### Your instructions
Leaving the pictures out, print the lines from the first line of the listing through the line containing "import plotly.graph_objects as go", exactly as they read, and no others.

### Supplied information
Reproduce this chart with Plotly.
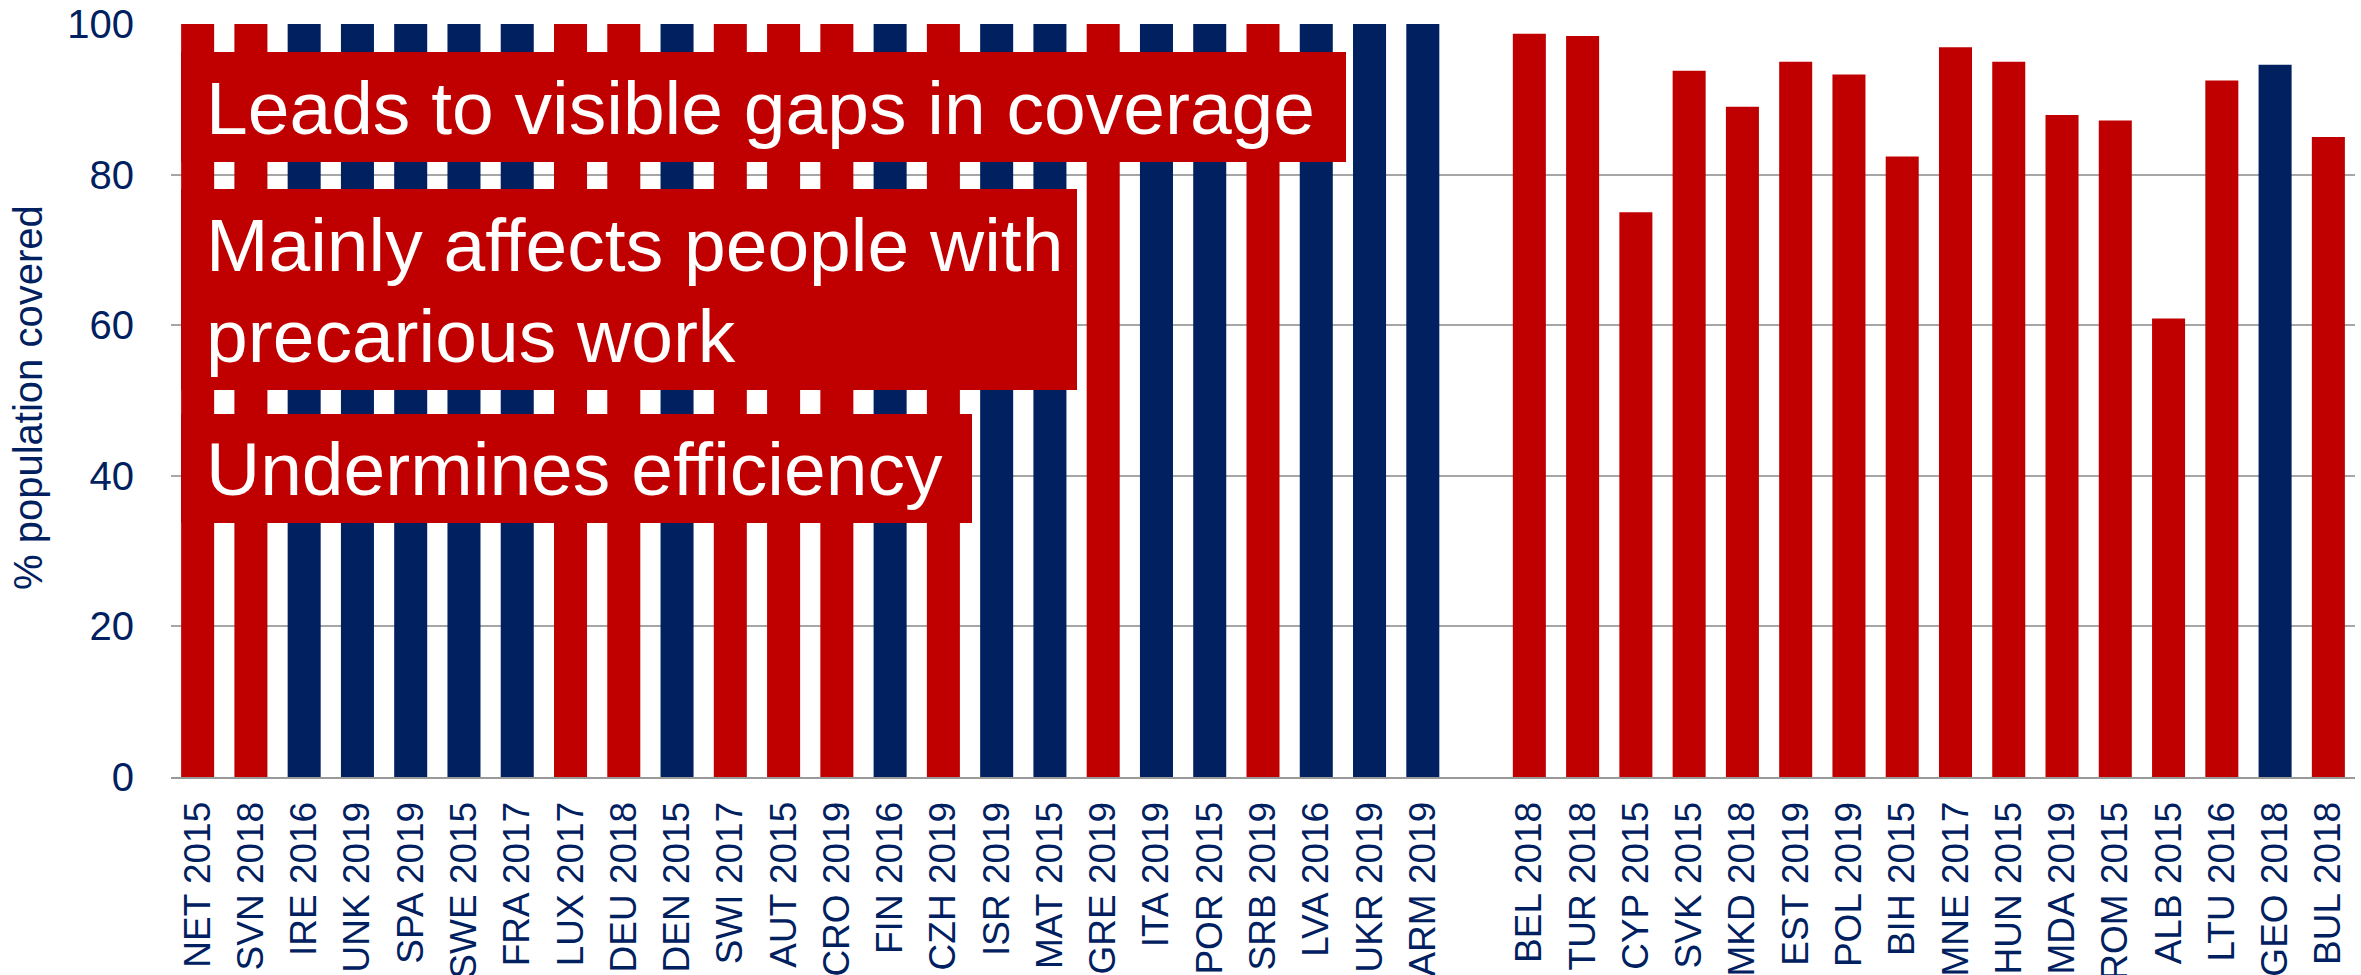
import plotly.graph_objects as go

# Population coverage by country and survey year
countries = [
    "NET 2015", "SVN 2018", "IRE 2016", "UNK 2019", "SPA 2019", "SWE 2015",
    "FRA 2017", "LUX 2017", "DEU 2018", "DEN 2015", "SWI 2017", "AUT 2015",
    "CRO 2019", "FIN 2016", "CZH 2019", "ISR 2019", "MAT 2015", "GRE 2019",
    "ITA 2019", "POR 2015", "SRB 2019", "LVA 2016", "UKR 2019", "ARM 2019",
    " ",
    "BEL 2018", "TUR 2018", "CYP 2015", "SVK 2015", "MKD 2018", "EST 2019",
    "POL 2019", "BIH 2015", "MNE 2017", "HUN 2015", "MDA 2019", "ROM 2015",
    "ALB 2015", "LTU 2016", "GEO 2018", "BUL 2018",
]
coverage = [
    100, 100, 100, 100, 100, 100,
    100, 100, 100, 100, 100, 100,
    100, 100, 100, 100, 100, 100,
    100, 100, 100, 100, 100, 100,
    None,
    98.7, 98.4, 75.0, 93.8, 89.0, 95.0,
    93.3, 82.4, 96.9, 95.0, 87.9, 87.2,
    60.9, 92.5, 94.6, 85.0,
]
# "R" = red group, "B" = blue group
group = [
    "R", "R", "B", "B", "B", "B",
    "B", "R", "R", "B", "R", "R",
    "R", "B", "R", "B", "B", "R",
    "B", "B", "R", "B", "B", "B",
    "",
    "R", "R", "R", "R", "R", "R",
    "R", "R", "R", "R", "R", "R",
    "R", "R", "B", "R",
]
callouts = [
    ["Leads to visible gaps in coverage"],
    ["Mainly affects people with", "precarious work"],
    ["Undermines efficiency"],
]

RED = "#C00000"
NAVY = "#002060"
palette = {"R": RED, "B": NAVY, "": "rgba(0,0,0,0)"}

W, H = 2361, 975
L, R, T, B = 171, 6, 24, 198
PW, PH = W - L - R, H - T - B


def px(x):
    return (x - L) / PW


def py(y):
    return (H - B - y) / PH


fig = go.Figure(
    go.Bar(
        x=countries,
        y=coverage,
        marker=dict(color=[palette[g] for g in group], line=dict(width=0)),
        hoverinfo="x+y",
    )
)

# Callout boxes (pixel extents) and the centre line of each text row
boxes = [(181, 1346, 52, 162), (181, 1077, 189, 390), (181, 972, 414, 523)]
rows = [[108], [245, 336], [469]]

shapes = []
annotations = []
for (x0, x1, y0, y1), lines, ys in zip(boxes, callouts, rows):
    shapes.append(dict(
        type="rect", xref="paper", yref="paper",
        x0=px(x0), x1=px(x1), y0=py(y1), y1=py(y0),
        fillcolor=RED, line=dict(width=0), layer="above",
    ))
    for text, yc in zip(lines, ys):
        annotations.append(dict(
            text=text, xref="paper", yref="paper",
            x=px(204), y=py(yc), xanchor="left", yanchor="middle",
            showarrow=False,
            font=dict(family="Arial, Liberation Sans, sans-serif", size=75, color="white"),
        ))

annotations.append(dict(
    text="% population covered", xref="paper", yref="paper",
    x=px(28), y=py(398), xanchor="center", yanchor="middle", textangle=-90,
    showarrow=False,
    font=dict(family="Arial, Liberation Sans, sans-serif", size=40, color=NAVY),
))

fig.update_layout(
    width=W, height=H,
    margin=dict(l=L, r=R, t=T, b=B, pad=0),
    paper_bgcolor="white", plot_bgcolor="white",
    bargap=0.38,
    showlegend=False,
    shapes=shapes,
    annotations=annotations,
    font=dict(family="Arial, Liberation Sans, sans-serif", color=NAVY),
    xaxis=dict(
        type="category",
        tickangle=-90,
        tickfont=dict(size=37, color=NAVY),
        showgrid=False,
        showline=True, linecolor="#999999", linewidth=2,
        ticks="", ticklabelstandoff=8,
        automargin=False,
    ),
    yaxis=dict(
        range=[0, 100], dtick=20,
        tickfont=dict(size=40, color=NAVY),
        showgrid=True, gridcolor="#A6A6A6", gridwidth=2,
        zeroline=False, showline=False,
        ticks="", ticklabelstandoff=36,
        automargin=False,
    ),
)

fig.write_html("out.html")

### Task result
Reproduce this chart with Plotly.
import plotly.graph_objects as go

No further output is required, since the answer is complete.